Now Ms. Johnson is worried that, after Mr. Biden’s election, Democratic enthusiasm will drop off for Mr. Ossoff’s runoff election on Jan. 5 and for elections beyond.

“If I didn’t say I had a level of concern, I would be lying,” she said. “I don’t want it to be a one-off. You don’t want to be a one-hit wonder like Milli Vanilli.”

In Georgia, the organizations created during the Trump administration say they are now looking to the future: an incoming Republican legislature eager to push measures limiting voting access, municipal contests in 2021 and the expected rematch between Gov. Brian Kemp, a Republican, and Ms. Abrams in 2022.

Tamara Stevens, who helped start the progressive grass-roots organization No Safe Seats, said her group planned to expand its work beyond electoral victories into social justice initiatives, like its seminars for “nice white ladies” to learn about white privilege and the importance of lifting up marginalized voices.

Reflecting on her experience on Mr. Ossoff’s first campaign, Ms. Stevens, 50, said she was ashamed at how little she understood about communities of color even as she was trying to reach their voters.

“White women didn’t come in here with our pink pussy hats and our rally signs and save the day — not at all,” said Ms. Stevens, who runs a construction company with her husband. “We’ve got the amazing Stacey Abrams and so many other Black women that have been such role models and taught some of us that are just getting into politics.”

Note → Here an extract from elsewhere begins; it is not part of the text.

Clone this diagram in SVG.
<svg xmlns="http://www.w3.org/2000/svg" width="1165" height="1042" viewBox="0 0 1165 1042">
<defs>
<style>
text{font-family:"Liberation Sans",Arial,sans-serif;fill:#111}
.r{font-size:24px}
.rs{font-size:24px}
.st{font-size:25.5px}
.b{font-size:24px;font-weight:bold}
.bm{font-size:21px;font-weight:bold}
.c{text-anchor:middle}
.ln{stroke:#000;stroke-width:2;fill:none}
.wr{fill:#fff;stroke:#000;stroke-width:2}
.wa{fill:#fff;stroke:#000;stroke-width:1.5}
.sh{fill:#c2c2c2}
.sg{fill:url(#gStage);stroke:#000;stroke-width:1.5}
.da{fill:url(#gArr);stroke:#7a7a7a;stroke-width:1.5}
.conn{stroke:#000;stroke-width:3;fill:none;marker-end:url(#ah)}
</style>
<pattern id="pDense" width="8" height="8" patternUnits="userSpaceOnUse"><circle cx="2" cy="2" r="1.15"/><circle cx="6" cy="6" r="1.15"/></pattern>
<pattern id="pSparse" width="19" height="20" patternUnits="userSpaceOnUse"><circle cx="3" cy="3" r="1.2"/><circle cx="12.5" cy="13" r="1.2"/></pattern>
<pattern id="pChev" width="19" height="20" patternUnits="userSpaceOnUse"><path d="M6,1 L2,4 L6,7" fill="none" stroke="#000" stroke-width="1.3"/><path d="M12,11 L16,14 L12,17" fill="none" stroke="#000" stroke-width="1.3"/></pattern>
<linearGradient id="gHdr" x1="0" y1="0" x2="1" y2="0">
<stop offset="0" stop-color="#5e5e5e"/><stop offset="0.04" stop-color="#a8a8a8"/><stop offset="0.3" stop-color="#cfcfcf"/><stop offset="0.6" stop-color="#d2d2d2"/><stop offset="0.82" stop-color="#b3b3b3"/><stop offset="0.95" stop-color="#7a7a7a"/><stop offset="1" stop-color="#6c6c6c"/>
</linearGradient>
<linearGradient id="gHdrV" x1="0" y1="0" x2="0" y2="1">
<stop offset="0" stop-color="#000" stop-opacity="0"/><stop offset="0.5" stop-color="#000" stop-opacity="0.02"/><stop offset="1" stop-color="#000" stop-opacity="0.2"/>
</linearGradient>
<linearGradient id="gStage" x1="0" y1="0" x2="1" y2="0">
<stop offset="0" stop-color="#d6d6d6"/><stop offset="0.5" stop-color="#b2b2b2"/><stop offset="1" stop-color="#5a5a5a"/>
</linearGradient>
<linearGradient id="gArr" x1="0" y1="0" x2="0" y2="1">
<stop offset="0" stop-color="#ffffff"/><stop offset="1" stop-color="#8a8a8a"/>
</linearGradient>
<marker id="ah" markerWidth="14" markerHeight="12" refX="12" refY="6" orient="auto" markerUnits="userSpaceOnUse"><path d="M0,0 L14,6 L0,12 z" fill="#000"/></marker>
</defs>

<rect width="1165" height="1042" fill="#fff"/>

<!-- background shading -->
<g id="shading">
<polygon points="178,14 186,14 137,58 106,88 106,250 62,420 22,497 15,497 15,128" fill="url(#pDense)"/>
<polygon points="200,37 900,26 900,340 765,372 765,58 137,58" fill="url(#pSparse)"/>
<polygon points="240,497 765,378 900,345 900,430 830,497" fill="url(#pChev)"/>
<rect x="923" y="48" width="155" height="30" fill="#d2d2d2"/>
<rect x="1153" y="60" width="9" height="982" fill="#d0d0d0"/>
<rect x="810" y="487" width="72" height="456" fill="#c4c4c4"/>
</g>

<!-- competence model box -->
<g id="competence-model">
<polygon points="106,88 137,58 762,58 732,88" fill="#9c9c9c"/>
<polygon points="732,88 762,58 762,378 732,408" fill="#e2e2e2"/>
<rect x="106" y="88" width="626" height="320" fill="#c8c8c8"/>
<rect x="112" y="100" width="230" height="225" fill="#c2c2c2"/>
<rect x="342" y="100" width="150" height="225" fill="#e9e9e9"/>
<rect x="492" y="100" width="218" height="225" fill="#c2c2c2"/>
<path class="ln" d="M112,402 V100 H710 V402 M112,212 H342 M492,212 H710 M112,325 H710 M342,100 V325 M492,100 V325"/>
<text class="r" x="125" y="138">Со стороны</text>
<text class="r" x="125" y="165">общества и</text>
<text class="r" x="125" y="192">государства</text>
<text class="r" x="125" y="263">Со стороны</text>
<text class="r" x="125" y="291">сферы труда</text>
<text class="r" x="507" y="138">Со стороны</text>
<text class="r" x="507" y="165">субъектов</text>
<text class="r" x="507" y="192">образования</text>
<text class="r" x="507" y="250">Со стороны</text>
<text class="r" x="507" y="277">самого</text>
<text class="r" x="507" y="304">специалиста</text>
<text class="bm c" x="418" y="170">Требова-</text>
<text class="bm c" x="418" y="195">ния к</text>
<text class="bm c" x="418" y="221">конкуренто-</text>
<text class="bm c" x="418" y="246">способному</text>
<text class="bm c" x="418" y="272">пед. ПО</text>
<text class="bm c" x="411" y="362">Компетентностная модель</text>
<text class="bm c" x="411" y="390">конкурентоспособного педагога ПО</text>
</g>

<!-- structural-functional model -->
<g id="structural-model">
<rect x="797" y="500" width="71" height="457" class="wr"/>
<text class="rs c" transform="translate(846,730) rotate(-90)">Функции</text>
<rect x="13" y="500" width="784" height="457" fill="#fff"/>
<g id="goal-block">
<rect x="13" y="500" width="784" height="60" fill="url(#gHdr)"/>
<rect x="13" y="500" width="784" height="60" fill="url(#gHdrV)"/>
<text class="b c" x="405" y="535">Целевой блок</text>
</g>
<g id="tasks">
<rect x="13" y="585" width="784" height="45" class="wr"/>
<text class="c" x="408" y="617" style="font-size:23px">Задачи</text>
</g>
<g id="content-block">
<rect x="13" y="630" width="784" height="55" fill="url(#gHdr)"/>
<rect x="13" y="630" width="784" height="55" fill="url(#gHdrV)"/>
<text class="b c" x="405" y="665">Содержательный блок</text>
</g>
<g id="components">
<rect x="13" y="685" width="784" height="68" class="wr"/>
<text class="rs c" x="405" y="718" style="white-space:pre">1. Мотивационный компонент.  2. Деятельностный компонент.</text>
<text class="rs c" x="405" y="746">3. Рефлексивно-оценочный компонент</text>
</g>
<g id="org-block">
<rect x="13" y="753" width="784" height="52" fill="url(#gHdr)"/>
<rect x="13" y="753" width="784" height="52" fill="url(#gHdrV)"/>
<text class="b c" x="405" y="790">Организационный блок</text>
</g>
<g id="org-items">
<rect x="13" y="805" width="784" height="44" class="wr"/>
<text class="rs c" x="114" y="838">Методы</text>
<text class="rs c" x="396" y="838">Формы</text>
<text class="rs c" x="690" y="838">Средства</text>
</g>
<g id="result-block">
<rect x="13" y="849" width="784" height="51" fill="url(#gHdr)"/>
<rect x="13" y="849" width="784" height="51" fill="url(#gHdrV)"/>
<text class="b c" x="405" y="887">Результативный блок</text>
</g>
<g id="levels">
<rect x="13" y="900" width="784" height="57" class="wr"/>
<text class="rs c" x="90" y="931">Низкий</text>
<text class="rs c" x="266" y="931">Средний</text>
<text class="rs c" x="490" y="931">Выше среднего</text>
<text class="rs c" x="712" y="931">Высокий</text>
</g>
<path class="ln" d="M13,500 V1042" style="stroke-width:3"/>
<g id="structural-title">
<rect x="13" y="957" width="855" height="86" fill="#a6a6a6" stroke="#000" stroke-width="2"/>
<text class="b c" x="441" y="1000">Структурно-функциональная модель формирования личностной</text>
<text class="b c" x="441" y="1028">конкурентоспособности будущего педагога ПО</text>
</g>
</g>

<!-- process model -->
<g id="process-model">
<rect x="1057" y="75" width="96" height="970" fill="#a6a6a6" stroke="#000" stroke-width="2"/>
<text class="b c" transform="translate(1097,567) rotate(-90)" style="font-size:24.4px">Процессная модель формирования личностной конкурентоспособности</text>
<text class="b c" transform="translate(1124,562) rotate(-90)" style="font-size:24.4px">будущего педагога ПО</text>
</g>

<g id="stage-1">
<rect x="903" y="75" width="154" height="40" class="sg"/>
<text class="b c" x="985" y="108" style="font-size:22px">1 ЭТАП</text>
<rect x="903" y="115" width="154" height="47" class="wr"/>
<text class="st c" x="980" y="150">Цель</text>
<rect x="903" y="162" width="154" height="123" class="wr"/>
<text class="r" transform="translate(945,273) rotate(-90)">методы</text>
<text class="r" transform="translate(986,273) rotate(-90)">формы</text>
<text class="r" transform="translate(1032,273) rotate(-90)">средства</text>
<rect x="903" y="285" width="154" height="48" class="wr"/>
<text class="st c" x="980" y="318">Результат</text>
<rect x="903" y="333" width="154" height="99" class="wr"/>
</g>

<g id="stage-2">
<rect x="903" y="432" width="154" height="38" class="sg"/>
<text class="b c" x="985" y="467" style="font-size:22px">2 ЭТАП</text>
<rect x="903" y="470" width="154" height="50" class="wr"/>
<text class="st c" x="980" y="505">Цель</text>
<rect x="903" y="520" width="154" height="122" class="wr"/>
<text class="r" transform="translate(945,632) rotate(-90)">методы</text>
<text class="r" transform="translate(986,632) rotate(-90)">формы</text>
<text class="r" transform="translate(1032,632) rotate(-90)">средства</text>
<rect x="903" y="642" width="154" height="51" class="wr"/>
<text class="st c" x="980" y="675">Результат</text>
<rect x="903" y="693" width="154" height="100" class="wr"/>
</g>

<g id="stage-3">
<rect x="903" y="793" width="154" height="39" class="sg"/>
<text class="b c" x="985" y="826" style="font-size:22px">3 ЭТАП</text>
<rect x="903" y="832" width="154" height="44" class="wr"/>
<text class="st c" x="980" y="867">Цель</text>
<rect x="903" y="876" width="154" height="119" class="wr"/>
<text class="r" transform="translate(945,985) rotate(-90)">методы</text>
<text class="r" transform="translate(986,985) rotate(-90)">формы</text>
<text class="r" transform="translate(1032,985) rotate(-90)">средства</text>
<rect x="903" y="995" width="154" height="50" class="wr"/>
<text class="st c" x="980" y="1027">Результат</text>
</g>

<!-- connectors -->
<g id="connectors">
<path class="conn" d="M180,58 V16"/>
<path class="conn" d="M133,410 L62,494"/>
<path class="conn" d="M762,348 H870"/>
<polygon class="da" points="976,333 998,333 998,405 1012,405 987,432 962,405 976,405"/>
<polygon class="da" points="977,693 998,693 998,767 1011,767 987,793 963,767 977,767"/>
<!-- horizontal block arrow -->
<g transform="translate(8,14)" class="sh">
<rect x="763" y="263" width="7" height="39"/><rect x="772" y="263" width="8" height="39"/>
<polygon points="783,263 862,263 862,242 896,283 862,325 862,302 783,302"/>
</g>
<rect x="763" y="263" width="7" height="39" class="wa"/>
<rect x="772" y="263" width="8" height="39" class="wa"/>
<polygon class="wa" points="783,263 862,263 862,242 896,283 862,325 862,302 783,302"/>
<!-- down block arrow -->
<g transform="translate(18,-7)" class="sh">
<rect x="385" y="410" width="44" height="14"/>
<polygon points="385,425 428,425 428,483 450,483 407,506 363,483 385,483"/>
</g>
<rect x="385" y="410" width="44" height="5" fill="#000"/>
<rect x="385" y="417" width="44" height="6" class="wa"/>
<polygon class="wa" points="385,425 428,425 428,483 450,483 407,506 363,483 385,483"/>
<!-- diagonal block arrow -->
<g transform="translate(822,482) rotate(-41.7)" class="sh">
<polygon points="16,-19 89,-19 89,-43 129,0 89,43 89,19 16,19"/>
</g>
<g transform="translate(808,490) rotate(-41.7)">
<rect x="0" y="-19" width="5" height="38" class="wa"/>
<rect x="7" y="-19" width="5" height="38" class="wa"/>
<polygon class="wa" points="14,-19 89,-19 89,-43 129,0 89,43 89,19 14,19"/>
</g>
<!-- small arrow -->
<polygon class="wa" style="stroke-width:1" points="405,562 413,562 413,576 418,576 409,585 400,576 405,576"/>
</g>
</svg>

Ms. Snow-Murphy, now the executive administrator of a local organization focused on keeping the Sixth District in Democratic hands, recently presented Mr. Ossoff with a gift: a hammock embroidered with the words “thanks for building the base camp.”

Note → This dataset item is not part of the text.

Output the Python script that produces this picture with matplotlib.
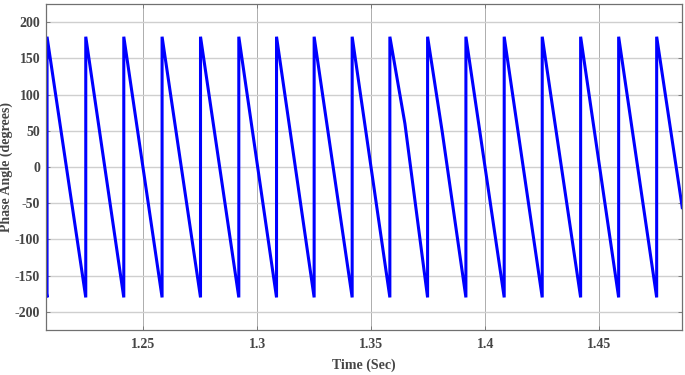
import numpy as np
import matplotlib.pyplot as plt

# times (s) where the phase wraps from -180 up to +180
jump_times = [1.20789, 1.22487, 1.24154, 1.25833, 1.27518, 1.29197,
              1.30851, 1.32500, 1.34167, 1.35820, 1.37474, 1.39154,
              1.40833, 1.42500, 1.44184, 1.45851, 1.47518]
# small bends in two of the ramps
kink_times = [1.3648, 1.3811]
kink_angles = [60, 50]
start_time, start_angle = 1.2071, -162
end_time, end_angle = 1.4864, -56

xticks = [1.25, 1.3, 1.35, 1.4, 1.45]
xticklabels = ["1.25", "1.3", "1.35", "1.4", "1.45"]
yticks = [-200, -150, -100, -50, 0, 50, 100, 150, 200]

t = [start_time]
a = [start_angle]
for tj in jump_times:
    t += [tj, tj]
    a += [-180, 180]
t += kink_times + [end_time]
a += kink_angles + [end_angle]
order = np.argsort(t, kind="stable")
t = np.array(t)[order]
a = np.array(a)[order]

plt.rcParams["font.family"] = ["Liberation Serif", "DejaVu Serif"]
plt.rcParams["axes.unicode_minus"] = False
txt = "#454545"

fig = plt.figure(figsize=(6.85, 3.75), dpi=100)
ax = fig.add_axes([0.0667, 0.12, 0.9293, 0.869])

ax.plot(t, a, color="#0000ff", lw=2.2, solid_joinstyle="miter")

ax.set_xlim(1.2073, 1.4864)
ax.set_ylim(-225, 225)
ax.set_xticks(xticks)
ax.set_xticklabels(xticklabels)
ax.set_yticks(yticks)

ax.grid(axis="y", color="#cfcfcf", lw=1.0)
ax.grid(axis="x", color="#a0a0a0", lw=0.6)
ax.set_axisbelow(True)

for s in ax.spines.values():
    s.set_color("#707070")
    s.set_linewidth(0.9)

ax.tick_params(direction="in", length=3, width=0.6, color="#707070",
               top=True, right=True, labelsize=10, labelcolor=txt)
ax.tick_params(axis="y", pad=4)
ax.tick_params(axis="x", pad=6)
for lab in ax.get_xticklabels() + ax.get_yticklabels():
    lab.set_fontweight("bold")

ax.set_xlabel("Time (Sec)", fontsize=10, fontweight="bold", color=txt, labelpad=5)
ax.set_ylabel("Phase Angle (degrees)", fontsize=10, fontweight="bold", color=txt, labelpad=1)

fig.savefig("out.png", dpi=100)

The present was meant to underscore how much Mr. Ossoff’s campaign had helped build the Democratic infrastructure that flipped Georgia. But it also spoke to what had changed for her and her fellow suburban activists — a hammock, an accessory for backyard leisure time, presented to the man they say changed how they spend their own leisure time. Or, rather, who seriously cut into it.

Since then, it’s been canvassing instead of brunch, postcard writing instead of just hanging out.

“It’s become a lifestyle,” Ms. Snow-Murphy said.